The point both the homie Paul and I are simply trying to get the single ladies club to understand is that BEFORE you starting singing "Oh, Oh, Oh, Oh, Oh, Oh, Oh, Oh, Oh, Oh, Oh..." Beyonce-style, put God FIRST. In this same chapter of 1 Corinthians, Paul says "Don't be wishing you were someplace else or with someone else. Where you are right now is God's place for you. Live and obey and love and believe right there" (1 Cor. 7:17).

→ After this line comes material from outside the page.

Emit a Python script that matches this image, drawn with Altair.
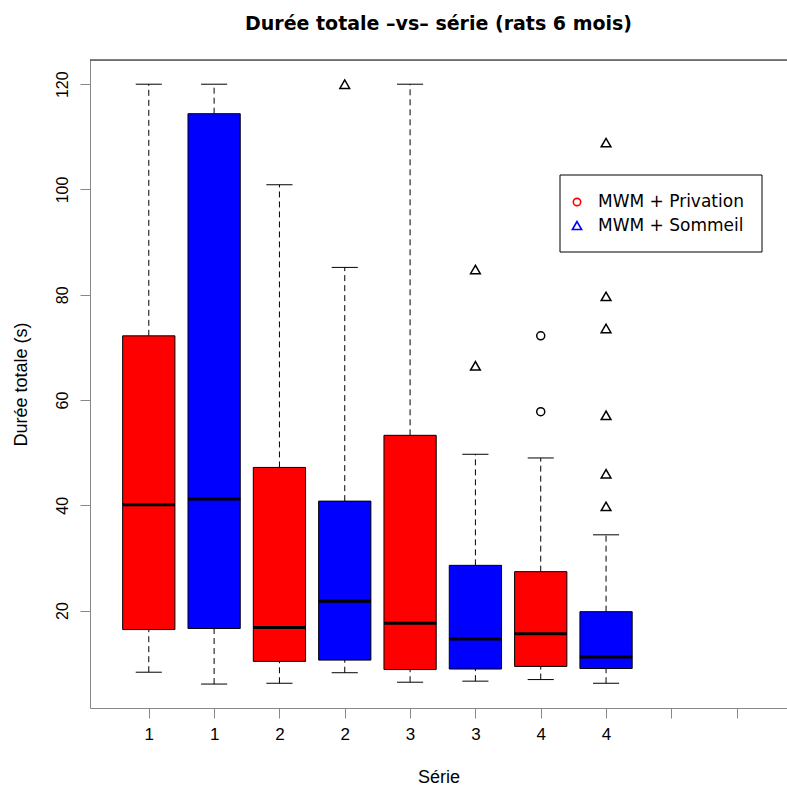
import altair as alt
import pandas as pd

# ---- data ----
positions = [1, 2, 3, 4, 5, 6, 7, 8]
series_labels = ["1", "1", "2", "2", "3", "3", "4", "4", "", ""]
groups = ["MWM + Privation", "MWM + Sommeil"] * 4
lower_whisker = [8.3, 6.05, 6.2, 8.2, 6.4, 6.6, 6.9, 6.2]
q1 = [16.4, 16.6, 10.35, 10.6, 8.8, 8.9, 9.4, 9.0]
median = [40.1, 41.2, 16.8, 21.8, 17.6, 14.6, 15.6, 11.2]
q3 = [72.2, 114.4, 47.2, 40.8, 53.3, 28.6, 27.4, 19.8]
upper_whisker = [120.0, 120.0, 100.9, 85.2, 120.0, 49.7, 49.0, 34.4]

outlier_pos = [4, 6, 6, 7, 7, 8, 8, 8, 8, 8, 8]
outlier_val = [120.0, 84.8, 66.5, 72.2, 57.8, 108.9, 79.7, 73.6, 57.1, 46.0, 39.8]

group_names = ["MWM + Privation", "MWM + Sommeil"]
group_colors = ["#FF0000", "#0000FF"]
group_shapes = ["circle", "triangle-up"]
group_sizes = [64, 95]

FONT = "DejaVu Sans"
W, H = 697, 648

df = pd.DataFrame({
    "pos": positions, "group": groups, "lower": lower_whisker, "q1": q1,
    "median": median, "q3": q3, "upper": upper_whisker,
})
out_df = pd.DataFrame({
    "pos": outlier_pos, "val": outlier_val,
    "group": [groups[p - 1] for p in outlier_pos],
})

xscale = alt.Scale(domain=[0.1, 10.77], nice=False, zero=False)
yscale = alt.Scale(domain=[1.5, 124.6], nice=False, zero=False)

label_array = "[" + ",".join("'" + s + "'" for s in series_labels) + "]"
xaxis = alt.Axis(
    values=list(range(1, 11)), labelExpr=label_array + "[datum.value - 1]",
    title="Série", grid=False, tickSize=10, labelPadding=8,
    labelFontSize=17, titleFontSize=18, titleFontWeight="normal",
    titleY=74, titleBaseline="alphabetic", labelFlush=False, labelOverlap=False,
)
yaxis = alt.Axis(
    values=[20, 40, 60, 80, 100, 120], title="Durée totale (s)", grid=False,
    tickSize=10, labelAngle=270, labelAlign="center", labelBaseline="bottom",
    labelPadding=10, labelFontSize=16, titleFontSize=18, titleFontWeight="normal",
    titleAngle=270, titleX=-69, titleY=324, titleAlign="center", titleBaseline="middle",
    labelFlush=False, labelOverlap=False,
)


def X(field):
    return alt.X(field, type="quantitative", scale=xscale, axis=xaxis)


def Y(field):
    return alt.Y(field, type="quantitative", scale=yscale, axis=yaxis)


base = alt.Chart(df).transform_calculate(
    left="datum.pos - 0.4", right="datum.pos + 0.4",
    capl="datum.pos - 0.2", capr="datum.pos + 0.2",
)

whisk_up = base.mark_rule(color="black", strokeWidth=1, strokeDash=[6, 4]).encode(
    x=X("pos"), y=Y("q3"), y2="upper")
whisk_lo = base.mark_rule(color="black", strokeWidth=1, strokeDash=[6, 4]).encode(
    x=X("pos"), y=Y("lower"), y2="q1")
cap_up = base.mark_rule(color="black", strokeWidth=1).encode(
    x=X("capl"), x2="capr", y=Y("upper"))
cap_lo = base.mark_rule(color="black", strokeWidth=1).encode(
    x=X("capl"), x2="capr", y=Y("lower"))
boxes = base.mark_rect(stroke="black", strokeWidth=1).encode(
    x=X("left"), x2="right", y=Y("q1"), y2="q3",
    fill=alt.Fill("group:N", scale=alt.Scale(domain=group_names, range=group_colors), legend=None),
)
medians = base.mark_rule(color="black", strokeWidth=3).encode(
    x=X("left"), x2="right", y=Y("median"))

outlier_layers = []
for name, shape, size in zip(group_names, group_shapes, group_sizes):
    outlier_layers.append(
        alt.Chart(out_df).transform_filter(alt.datum.group == name)
        .mark_point(shape=shape, filled=False, color="black", size=size, strokeWidth=1.5,
                    opacity=1)
        .encode(x=X("pos"), y=Y("val"))
    )

# ---- legend box (decoration, pixel placed like R's legend()) ----
one = pd.DataFrame({"a": [0]})
LX, LY, LW, LH = 470, 115, 202, 77
legend_layers = [
    alt.Chart(one).mark_rect(fill="white", stroke="black", strokeWidth=1).encode(
        x=alt.value(LX), x2=alt.value(LX + LW), y=alt.value(LY), y2=alt.value(LY + LH))
]
for i, (name, color, shape, size) in enumerate(zip(group_names, group_colors, group_shapes, group_sizes)):
    cy = LY + 27 + 23.5 * i
    legend_layers.append(
        alt.Chart(one).mark_point(shape=shape, filled=False, color=color, size=size - 10,
                                  strokeWidth=1.6, opacity=1).encode(
            x=alt.value(LX + 17), y=alt.value(cy)))
    legend_layers.append(
        alt.Chart(one).mark_text(text=name, font=FONT, fontSize=17, align="left",
                                 baseline="middle", color="black").encode(
            x=alt.value(LX + 38), y=alt.value(cy)))

top_frame = alt.Chart(one).mark_rule(color="black", strokeWidth=1).encode(
    x=alt.value(0), x2=alt.value(W), y=alt.value(0))

chart = alt.layer(
    whisk_up, whisk_lo, cap_up, cap_lo, boxes, medians, *outlier_layers,
    *legend_layers, top_frame,
).properties(
    width=W, height=H, autosize="none",
    padding={"left": 90, "top": 60, "right": 0, "bottom": 79},
    title=alt.Title("Durée totale –vs– série (rats 6 mois)", font=FONT, fontSize=19,
                    fontWeight="bold", offset=26, anchor="middle", color="black"),
).configure_view(strokeWidth=0).configure_axis(
    labelFont=FONT, titleFont=FONT, domainColor="black", tickColor="black",
    labelColor="black", titleColor="black", domainWidth=1, tickWidth=1,
).configure(background="white")

chart.save("out.html", embed_options={"renderer": "svg", "actions": False})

It all comes down to self contentment and continuing to trust THE Man—God. God, defines our lives—not a man or our marital status (1. Cor. 7:17). We shouldn't idolize marriage or see it as the end all be all because it's not! There's this Ruth & Esther movement I see a lot of on social media where a lot of these "ministers and evangelists" are preaching marriage and how to be a wife, and that's cool if that's your steeze! But if all you're taught is that marriage and being a wife is all there is, you will be wasting your life, ladies...because if that man never comes, what are you going to say? What are you going to do? Think that God failed you? Follow that movement if you want to, but read the WHOLE book of Ruth and Esther—those women were working, fulfilling their purposes in Christ both BEFORE AND AFTER they mens came through!
Desire Christ, more than marriage...and when you put the things of Him first, ALL THINGS, not some, but ALL will be added unto you (Matthew 6. 33)...including your little somewhat of a fairy tale marriage to your man!
Enjoy your life, seek Him & love yourself—life will be simpler in many ways if you do (1. Cor. 7:7).